21 gennaio 2013 Lascia un commento
Due i protagonisti, il primo un meticcio figlio della resa giapponese agli USA, piccolo spacciatore e barista con l’hobby dell’armonica a bocca, l’altro un delinquente yakuza come tanti non fosse per la smisurata ambizione di comandare il suo clan. Inseguito da una famiglia rivale, sara’ salvato dal barista del quale si innamorera’ perdutamente ma segretamente, dovendo nei suoi piani coinvolgere la donna del capo della quale e’ amante e mezzo per raggiungere il potere. Nel frattempo al ragazzo accadra’ di invaghirsi di una bella e simpatica figliola e mentre tutto pare volgere al meglio con un pargolo in arrivo un contratto discografico gia’ pronto, il destino sara’ feroce.
Film serissimo, lontano dall’umorismo al vetriolo del nostro, concentrato com’e’ su una vicenda che si annuncia drammatica sin dalle prime battute. Miike ha la capacita’ di raccontare storie di frontiera, per molti versi straordinarie, come se fuori di esse non esistesse nulla, come se l’intero mondo restasse in equilibrio tra legalita’ ed illegalita’, come se il degrado facesse parte dello sfondo quotidiano per tutti quanti, non solo i protagonisti.
Il mondo fa schifo, questa e’ la verita’, Miike non lo nasconde eppure non ne fa un’arma, non c’e’ denuncia o ostentazione ma pura rappresentazione di uno stato di cose.

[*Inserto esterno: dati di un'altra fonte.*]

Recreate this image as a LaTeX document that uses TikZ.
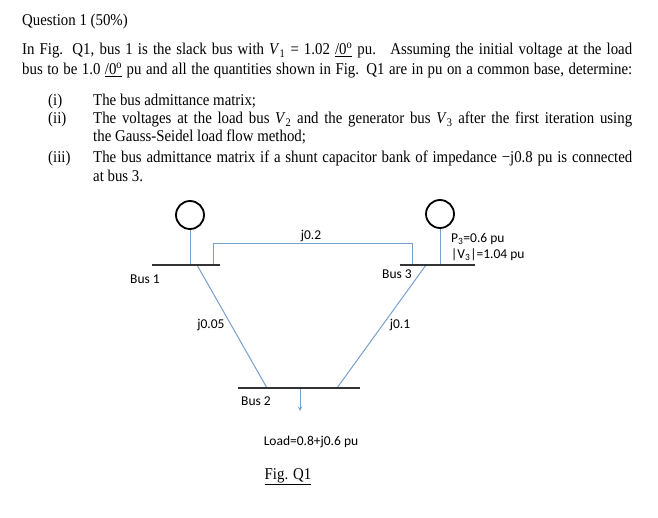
\documentclass[tikz,border=0pt]{standalone}
\usepackage{fontspec}
\setmainfont{Liberation Serif}[FakeStretch=0.9]
\newfontfamily\lab{Carlito}
\definecolor{wirec}{RGB}{120,160,205}
\begin{document}
\begin{tikzpicture}[x=1pt,y=-1pt,
  txt/.style={anchor=base west,inner sep=0pt,font=\fontsize{16.5}{18}\selectfont},
  lbl/.style={inner sep=0pt,font=\lab\fontsize{13.5}{15}\selectfont},
  wire/.style={draw=wirec,line width=1pt},
  bus/.style={draw=black!80,line width=2.4pt},
  gen/.style={draw,circle,line width=1.8pt,minimum size=28pt,inner sep=0pt}]
\useasboundingbox (0,0) rectangle (658,518);
\newcommand{\ang}{\underline{/0\textsuperscript{o}}}
\node[txt] (q) at (22,26) {Question 1 (50\%)};
\node[txt] (l1) at (22,55) {\makebox[610pt][s]{In Fig. Q1, bus 1 is the slack bus with \textit{V}\textsubscript{1} = 1.02 \ang{} pu. \ Assuming the initial voltage at the load}};
\node[txt] (l2) at (22,75) {\makebox[610pt][s]{bus to be 1.0 \ang{} pu and all the quantities shown in Fig. Q1 are in pu on a common base, determine:}};
\node[txt] (i1) at (48,106) {(i)};
\node[txt] (t1) at (93,106) {The bus admittance matrix;};
\node[txt] (i2) at (48,124) {(ii)};
\node[txt] (t2) at (93,124) {\makebox[539pt][s]{The voltages at the load bus \textit{V}\textsubscript{2} and the generator bus \textit{V}\textsubscript{3} after the first iteration using}};
\node[txt] (t2b) at (93,142) {the Gauss-Seidel load flow method;};
\node[txt] (i3) at (48,163) {(iii)};
\node[txt] (t3) at (93,163) {\makebox[539pt][s]{The bus admittance matrix if a shunt capacitor bank of impedance \textminus j0.8 pu is connected}};
\node[txt] (t3b) at (93,182) {at bus 3.};
% diagram
\node[gen] (g1) at (190,215) {};
\node[gen] (g3) at (440,214) {};
\coordinate (b1l) at (152,265); \coordinate (b1r) at (220,265);
\coordinate (b3l) at (400,265); \coordinate (b3r) at (475,265);
\coordinate (b2l) at (238,388); \coordinate (b2r) at (360,388);
\draw[wire] (g1.south) -- (g1.south |- b1l);
\draw[wire] (g3.south) -- (g3.south |- b3l);
\coordinate (a1) at (213,265); \coordinate (a3) at (412,265);
\draw[wire] (a1) -- (213,244) -- (412,244) -- (a3);
\coordinate (c1) at (197,265); \coordinate (c2) at (267,388);
\coordinate (d3) at (426,265); \coordinate (d2) at (337,388);
\draw[wire] (c1) -- (c2);
\draw[wire] (d3) -- (d2);
\coordinate (e2) at (300,388); \coordinate (e) at (300,411);
\draw[wire,-stealth] (e2) -- (e);
\draw[bus] (b1l) -- (b1r);
\draw[bus] (b3l) -- (b3r);
\draw[bus] (b2l) -- (b2r);
\node[lbl] (n1) at (145,279) {Bus 1};
\node[lbl] (n3) at (397,274) {Bus 3};
\node[lbl] (n2) at (256,401) {Bus 2};
\node[lbl] (z12) at (311,236) {j0.2};
\node[lbl] (z1) at (211,325) {j0.05};
\node[lbl] (z3) at (400,325) {j0.1};
\node[lbl,anchor=west] (p3) at (451,239) {P\textsubscript{3}=0.6 pu};
\node[lbl,anchor=west] (v3) at (451,255) {|V\textsubscript{3}|=1.04 pu};
\node[lbl] (ld) at (311,442) {Load=0.8+j0.6 pu};
\node[txt,anchor=base] (fig) at (288,479) {\underline{Fig. Q1}};
\end{tikzpicture}
\end{document}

Non a caso il regista abbandona la consueta violenza per concentrarsi sulle tinte forti che delicatamente avvolgono una profonda tristezza per il fato che pare inevitabile per i protagonisti, come se in fondo, la redenzione sia illusione per chi e’ nato sotto una cattiva stella.
Non e’ da questo film che Miike e’ un grande regista ma certo e’ un titolo che cito quando c’e’ da snocciolare le opere piu’ significative.